CHALLENGE. Copy exactly, leaving out every image, the lines from the one with "Rebuild this chart" through the one with "CartesianGrid, LabelList, ReferenceArea", inclusive.

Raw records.
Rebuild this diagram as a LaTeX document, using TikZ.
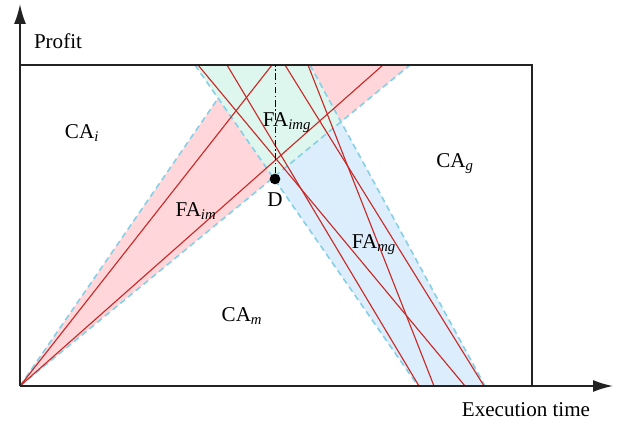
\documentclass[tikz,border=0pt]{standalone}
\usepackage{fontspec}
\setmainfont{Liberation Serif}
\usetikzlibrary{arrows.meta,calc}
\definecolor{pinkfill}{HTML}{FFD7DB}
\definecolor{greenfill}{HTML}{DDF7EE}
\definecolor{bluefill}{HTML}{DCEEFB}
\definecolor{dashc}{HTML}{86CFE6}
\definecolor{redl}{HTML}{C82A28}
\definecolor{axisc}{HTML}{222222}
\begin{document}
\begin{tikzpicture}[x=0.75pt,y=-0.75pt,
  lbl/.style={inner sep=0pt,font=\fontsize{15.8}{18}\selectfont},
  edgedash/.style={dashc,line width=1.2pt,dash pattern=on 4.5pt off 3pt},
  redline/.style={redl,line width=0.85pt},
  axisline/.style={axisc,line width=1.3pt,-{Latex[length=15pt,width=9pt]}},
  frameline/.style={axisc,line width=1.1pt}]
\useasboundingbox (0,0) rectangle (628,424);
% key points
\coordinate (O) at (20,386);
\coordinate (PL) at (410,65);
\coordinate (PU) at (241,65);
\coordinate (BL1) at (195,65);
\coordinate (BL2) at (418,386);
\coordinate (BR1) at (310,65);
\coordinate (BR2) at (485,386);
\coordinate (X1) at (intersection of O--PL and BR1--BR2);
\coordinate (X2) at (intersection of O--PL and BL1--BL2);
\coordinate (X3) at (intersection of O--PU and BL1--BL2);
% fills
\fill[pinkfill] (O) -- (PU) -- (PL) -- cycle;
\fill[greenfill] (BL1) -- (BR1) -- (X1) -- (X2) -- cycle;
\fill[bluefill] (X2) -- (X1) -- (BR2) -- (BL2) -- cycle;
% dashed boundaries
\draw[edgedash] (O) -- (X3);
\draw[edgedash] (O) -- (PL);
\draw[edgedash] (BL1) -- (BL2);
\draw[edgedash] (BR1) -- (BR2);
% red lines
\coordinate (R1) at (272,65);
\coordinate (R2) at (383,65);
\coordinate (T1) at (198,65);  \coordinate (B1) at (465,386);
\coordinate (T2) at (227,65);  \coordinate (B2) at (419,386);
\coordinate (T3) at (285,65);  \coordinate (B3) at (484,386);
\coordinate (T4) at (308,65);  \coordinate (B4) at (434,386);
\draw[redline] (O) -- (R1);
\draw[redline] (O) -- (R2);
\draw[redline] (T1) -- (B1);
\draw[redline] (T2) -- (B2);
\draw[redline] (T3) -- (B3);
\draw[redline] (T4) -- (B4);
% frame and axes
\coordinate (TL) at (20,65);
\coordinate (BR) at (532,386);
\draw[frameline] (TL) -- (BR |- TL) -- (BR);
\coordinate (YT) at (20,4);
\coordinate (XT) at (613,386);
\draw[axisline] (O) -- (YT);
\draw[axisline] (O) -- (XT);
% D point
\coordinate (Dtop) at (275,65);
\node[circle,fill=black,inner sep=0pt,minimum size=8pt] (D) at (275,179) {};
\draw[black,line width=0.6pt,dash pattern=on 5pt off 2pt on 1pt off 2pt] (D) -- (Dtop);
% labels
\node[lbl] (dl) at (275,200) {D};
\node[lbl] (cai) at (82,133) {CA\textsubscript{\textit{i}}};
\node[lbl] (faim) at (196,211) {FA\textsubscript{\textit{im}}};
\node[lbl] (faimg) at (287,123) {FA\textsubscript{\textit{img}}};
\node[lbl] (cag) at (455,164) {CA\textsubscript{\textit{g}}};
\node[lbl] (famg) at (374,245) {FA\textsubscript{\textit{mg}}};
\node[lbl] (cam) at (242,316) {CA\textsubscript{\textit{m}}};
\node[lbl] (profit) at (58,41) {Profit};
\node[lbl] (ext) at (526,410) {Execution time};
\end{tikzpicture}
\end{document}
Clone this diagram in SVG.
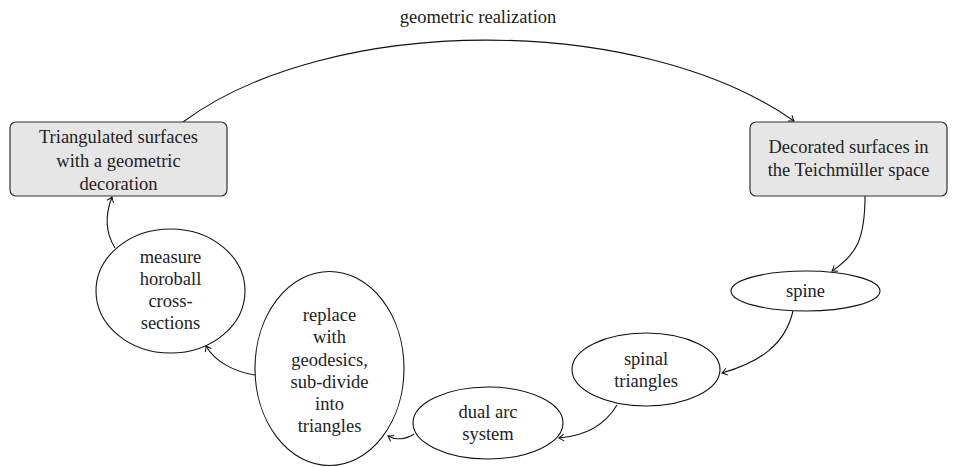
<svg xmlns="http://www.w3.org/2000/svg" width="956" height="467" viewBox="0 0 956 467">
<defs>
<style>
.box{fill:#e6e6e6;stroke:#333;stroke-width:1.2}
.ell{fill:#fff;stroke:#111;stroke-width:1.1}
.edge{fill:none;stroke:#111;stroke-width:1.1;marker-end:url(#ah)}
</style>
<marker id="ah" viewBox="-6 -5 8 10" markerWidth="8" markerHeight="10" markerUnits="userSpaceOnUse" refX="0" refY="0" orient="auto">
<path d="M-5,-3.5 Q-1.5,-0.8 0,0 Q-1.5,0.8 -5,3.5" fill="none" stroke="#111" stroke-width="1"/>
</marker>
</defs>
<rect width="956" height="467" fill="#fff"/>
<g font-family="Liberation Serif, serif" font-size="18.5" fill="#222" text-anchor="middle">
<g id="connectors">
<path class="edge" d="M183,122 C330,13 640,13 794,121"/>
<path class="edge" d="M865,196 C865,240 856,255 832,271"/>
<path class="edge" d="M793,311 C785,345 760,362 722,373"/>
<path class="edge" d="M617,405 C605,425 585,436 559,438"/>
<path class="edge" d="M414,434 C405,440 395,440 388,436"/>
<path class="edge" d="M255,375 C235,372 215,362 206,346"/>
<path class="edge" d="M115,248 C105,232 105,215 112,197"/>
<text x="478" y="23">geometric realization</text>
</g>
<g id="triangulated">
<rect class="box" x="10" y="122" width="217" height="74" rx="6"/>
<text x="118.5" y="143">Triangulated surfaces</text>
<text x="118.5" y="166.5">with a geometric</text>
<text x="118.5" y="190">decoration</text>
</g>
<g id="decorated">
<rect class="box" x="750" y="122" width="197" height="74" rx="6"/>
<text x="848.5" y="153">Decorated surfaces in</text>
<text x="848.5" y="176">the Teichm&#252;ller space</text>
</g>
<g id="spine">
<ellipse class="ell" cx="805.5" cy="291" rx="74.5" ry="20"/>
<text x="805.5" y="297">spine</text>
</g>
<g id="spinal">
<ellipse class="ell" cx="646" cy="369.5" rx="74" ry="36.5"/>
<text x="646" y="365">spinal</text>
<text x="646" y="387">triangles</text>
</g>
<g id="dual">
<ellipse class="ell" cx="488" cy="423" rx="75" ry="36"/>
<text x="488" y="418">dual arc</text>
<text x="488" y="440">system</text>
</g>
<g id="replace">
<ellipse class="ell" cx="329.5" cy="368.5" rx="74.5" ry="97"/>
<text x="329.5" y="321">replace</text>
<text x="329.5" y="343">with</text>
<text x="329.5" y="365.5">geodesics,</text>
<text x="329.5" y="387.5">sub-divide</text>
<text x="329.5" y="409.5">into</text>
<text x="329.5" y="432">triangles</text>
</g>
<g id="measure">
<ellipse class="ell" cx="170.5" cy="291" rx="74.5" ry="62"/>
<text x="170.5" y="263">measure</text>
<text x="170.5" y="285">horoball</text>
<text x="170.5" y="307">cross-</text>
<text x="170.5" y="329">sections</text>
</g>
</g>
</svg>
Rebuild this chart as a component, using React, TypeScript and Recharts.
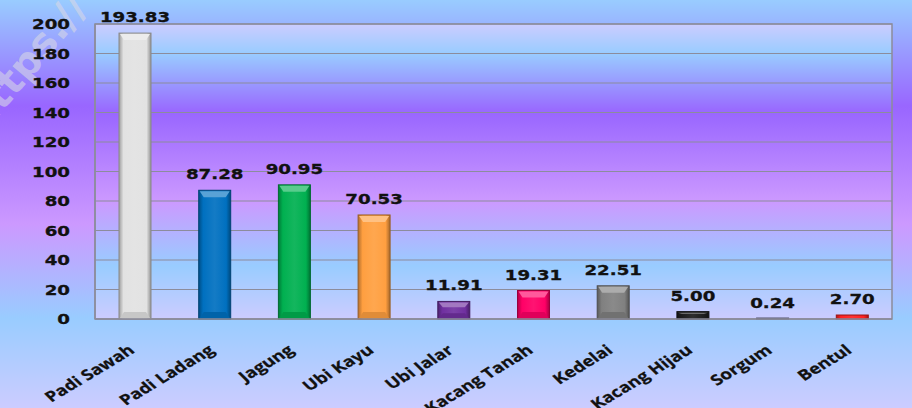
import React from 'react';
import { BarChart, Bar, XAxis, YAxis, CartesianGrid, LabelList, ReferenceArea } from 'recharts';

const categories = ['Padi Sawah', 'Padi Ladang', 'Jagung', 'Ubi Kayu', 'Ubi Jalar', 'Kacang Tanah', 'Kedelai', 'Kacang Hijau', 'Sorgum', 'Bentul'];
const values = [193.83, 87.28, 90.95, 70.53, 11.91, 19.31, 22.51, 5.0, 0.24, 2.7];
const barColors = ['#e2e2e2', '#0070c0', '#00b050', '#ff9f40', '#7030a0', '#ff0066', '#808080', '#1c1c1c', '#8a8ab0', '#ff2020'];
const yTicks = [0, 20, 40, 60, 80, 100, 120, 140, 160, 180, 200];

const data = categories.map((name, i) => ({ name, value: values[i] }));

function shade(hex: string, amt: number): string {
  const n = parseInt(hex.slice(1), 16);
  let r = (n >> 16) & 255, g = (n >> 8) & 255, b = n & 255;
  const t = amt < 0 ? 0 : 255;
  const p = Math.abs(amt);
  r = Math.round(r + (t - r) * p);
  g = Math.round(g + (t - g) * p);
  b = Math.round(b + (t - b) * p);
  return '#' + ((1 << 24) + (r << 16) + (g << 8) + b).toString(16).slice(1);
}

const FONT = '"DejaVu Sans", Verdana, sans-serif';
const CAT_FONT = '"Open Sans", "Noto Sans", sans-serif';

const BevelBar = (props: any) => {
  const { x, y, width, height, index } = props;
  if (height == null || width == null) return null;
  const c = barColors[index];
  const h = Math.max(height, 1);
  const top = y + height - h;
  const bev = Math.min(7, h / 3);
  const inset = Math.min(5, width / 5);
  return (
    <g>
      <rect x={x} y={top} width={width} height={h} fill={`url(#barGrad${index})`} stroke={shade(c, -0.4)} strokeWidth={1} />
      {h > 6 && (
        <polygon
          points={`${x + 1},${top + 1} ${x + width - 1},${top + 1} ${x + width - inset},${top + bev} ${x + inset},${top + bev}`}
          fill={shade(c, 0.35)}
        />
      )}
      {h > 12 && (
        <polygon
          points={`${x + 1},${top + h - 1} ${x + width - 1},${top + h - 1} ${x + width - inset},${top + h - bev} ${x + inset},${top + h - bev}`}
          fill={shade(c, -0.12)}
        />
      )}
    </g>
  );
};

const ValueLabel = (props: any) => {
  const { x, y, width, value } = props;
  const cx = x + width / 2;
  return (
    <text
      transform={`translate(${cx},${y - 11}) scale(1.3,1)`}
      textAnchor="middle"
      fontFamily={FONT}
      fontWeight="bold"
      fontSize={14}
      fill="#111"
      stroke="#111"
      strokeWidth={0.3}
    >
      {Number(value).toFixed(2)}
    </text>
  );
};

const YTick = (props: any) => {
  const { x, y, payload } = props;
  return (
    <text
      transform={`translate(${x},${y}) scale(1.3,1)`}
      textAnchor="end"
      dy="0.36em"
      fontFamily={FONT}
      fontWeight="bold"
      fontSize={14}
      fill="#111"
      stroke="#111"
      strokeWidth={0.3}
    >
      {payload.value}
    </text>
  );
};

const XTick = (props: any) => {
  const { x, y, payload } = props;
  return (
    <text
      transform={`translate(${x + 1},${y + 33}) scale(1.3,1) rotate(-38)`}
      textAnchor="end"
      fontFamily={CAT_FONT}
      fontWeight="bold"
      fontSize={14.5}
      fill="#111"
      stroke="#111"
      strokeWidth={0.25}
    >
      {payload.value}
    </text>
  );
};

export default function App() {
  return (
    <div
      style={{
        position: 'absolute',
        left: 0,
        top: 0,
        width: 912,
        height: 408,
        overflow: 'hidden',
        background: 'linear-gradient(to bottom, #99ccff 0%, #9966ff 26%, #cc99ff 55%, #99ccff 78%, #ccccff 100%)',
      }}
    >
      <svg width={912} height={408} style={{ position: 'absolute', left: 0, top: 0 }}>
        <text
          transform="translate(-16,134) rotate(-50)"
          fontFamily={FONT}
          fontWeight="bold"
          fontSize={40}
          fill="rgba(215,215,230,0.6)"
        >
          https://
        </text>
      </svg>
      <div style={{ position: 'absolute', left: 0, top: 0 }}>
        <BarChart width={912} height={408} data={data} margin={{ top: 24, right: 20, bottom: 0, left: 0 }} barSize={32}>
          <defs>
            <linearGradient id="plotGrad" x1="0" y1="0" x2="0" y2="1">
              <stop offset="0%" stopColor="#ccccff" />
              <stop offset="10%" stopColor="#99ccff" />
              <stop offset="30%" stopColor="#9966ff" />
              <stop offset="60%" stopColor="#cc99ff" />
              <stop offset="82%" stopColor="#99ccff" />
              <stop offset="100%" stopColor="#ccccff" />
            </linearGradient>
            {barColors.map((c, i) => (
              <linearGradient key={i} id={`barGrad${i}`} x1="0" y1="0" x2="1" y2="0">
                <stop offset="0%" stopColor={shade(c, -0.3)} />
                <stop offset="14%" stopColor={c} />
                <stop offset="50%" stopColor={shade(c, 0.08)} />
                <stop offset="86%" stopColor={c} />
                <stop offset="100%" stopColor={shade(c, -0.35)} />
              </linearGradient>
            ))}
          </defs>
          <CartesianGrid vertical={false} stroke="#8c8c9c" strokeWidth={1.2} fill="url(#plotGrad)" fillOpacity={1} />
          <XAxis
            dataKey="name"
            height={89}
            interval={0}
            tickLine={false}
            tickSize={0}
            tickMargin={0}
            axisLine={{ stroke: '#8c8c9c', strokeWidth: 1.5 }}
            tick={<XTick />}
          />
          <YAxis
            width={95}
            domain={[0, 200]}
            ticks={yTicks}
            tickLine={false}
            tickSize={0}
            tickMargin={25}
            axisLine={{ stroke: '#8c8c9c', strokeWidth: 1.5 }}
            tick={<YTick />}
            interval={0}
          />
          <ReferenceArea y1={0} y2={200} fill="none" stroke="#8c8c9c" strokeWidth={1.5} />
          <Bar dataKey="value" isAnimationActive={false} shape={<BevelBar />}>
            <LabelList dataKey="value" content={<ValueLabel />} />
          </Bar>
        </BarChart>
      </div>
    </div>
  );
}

SOLUTION FOR THIS EXERCISE.
Rebuild this chart as a component, using React, TypeScript and Recharts.
import React from 'react';
import { BarChart, Bar, XAxis, YAxis, CartesianGrid, LabelList, ReferenceArea } from 'recharts';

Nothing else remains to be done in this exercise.